Tim Harty, The Business Times

As of the final weekend of March, the whine of golf-cart motors returned to Tiara Rado and Lincoln Park golf courses.
The sound replaced the whine of those golfers who vocalize their displeasure when the two City of Grand Junction-owned golf courses bar the use of carts from Dec. 1 until late March.
Whiny golfer who hates walking: “Really, Lincoln Park? Are you kidding me, Tiara Rado?”
Lincoln Park: “Yes, really.”
Tiara Rado: “No, we’re not kidding.”
And now that the City of Grand Junction has done it a few times, and golfers saw the results in the spring, the disgruntled questions have diminished.
Tim Tafoya, the director of golf at both courses, said the measure of “walking only” is needed, especially during the Grand Valley’s commonly dry winters, to avoid breaking and killing dormant grass.
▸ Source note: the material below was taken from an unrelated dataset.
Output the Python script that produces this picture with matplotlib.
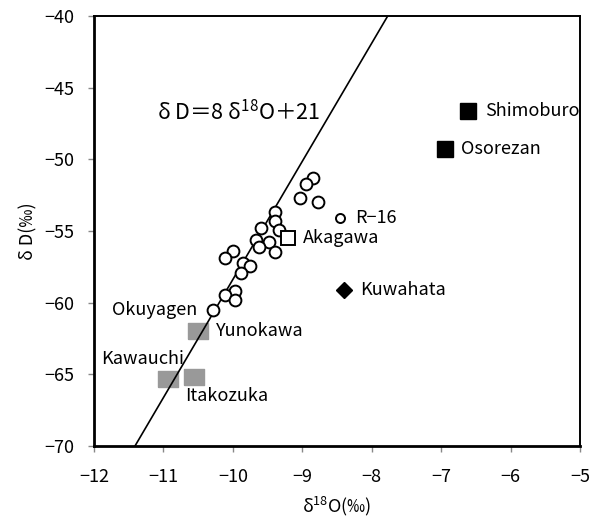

Avoiding that damage makes a dramatic difference in how quickly the turf returns to optimal condition come spring.
Jay Valentine, the city’s general services director, said he heard a lot of complaints “and not understanding” from golfers during the first year that the city implemented “walking only” for winter golf. After last year, however, people saw how quickly the course came back and realized why “walking only” was implemented.
“This year, literally, hardly any complaints from the golfers,” Valentine said. “They understand now what the difference is if you keep carts off there for that period of time. Short-term pain, long-term gain kind of thing.”
Other golf courses noticed, too.
“That’s kind of taken off in the valley,” Tafoya said. “I know Bookcliff and Adobe, they followed our lead as far as closing, and Chipeta as well, closing down their golf carts just for the lack of water.
“So, it’s kind of cool. It only helps the golf course. It kind of falls in line with the conservation and the (USGA Water Conservation) playbook. … It’s only good for the golf course to keep that traffic off there in the dry months.”
IF YOU REALLY NEED A CART…
The Golf Club at Redlands Mesa takes a different approach to carts in the winter months because it prohibits walking the course year-round. You have to use a cart, and it’s built into the price to play.
So, Redlands Mesa Director of Golf Maxwell Weckerly said, “The entire winter we ran carts perfectly normal. We never work ‘cart path only,’ we never don’t allow carts. We work around it really well.”
NOT JUST DRY, EXCEPTIONALLY DRY
Adobe Creek National Golf Course General Manager Joe Toke has worked at Adobe Creek since 1999, and this winter was as dry as any he can remember at the golf course.
“Twenty-six years at Adobe – many winters I’ve been through, and the summers – this is the worst I can remember coming out of the winter,” Toke said. “This year is bad, and it’s showing at all the courses, whether it be Tiara Rado, Bookcliff Country Club, Adobe Creek, Lincoln Park.”
As he thought about it a little more, Toke backed off that claim a smidge and offered, “There could’ve been a worse one – I’ve been here so many years – but that’s the one that I remember, this one being worse than most.”
Adobe Creek does have an advantage, though, when it comes to readying the course for spring play. It doesn’t have to wait for irrigation water to arrive.
“We have water shares out of the Colorado River, so we’re able to start watering the minute it gets above freezing at night,” Toke said. “If we started pumping water in our lines, and it’s still freezing at night, there’s a chance that the lines burst, and we’ve got more problems. So, really we don’t start watering until the beginning of March usually, and the other courses have to wait till April.”
Redlands Mesa doesn’t have the Colorado River in its back yard, but it isn’t at the mercy of waiting until irrigation water is available. That’s because when the winter is particularly dry, it will pay for water to use sooner.
“We do have private water that we have access to, and we have different water sources,” Weckerly said. “We haven’t really been too negatively affected by the dry winter, because we do have lots of other options for it.”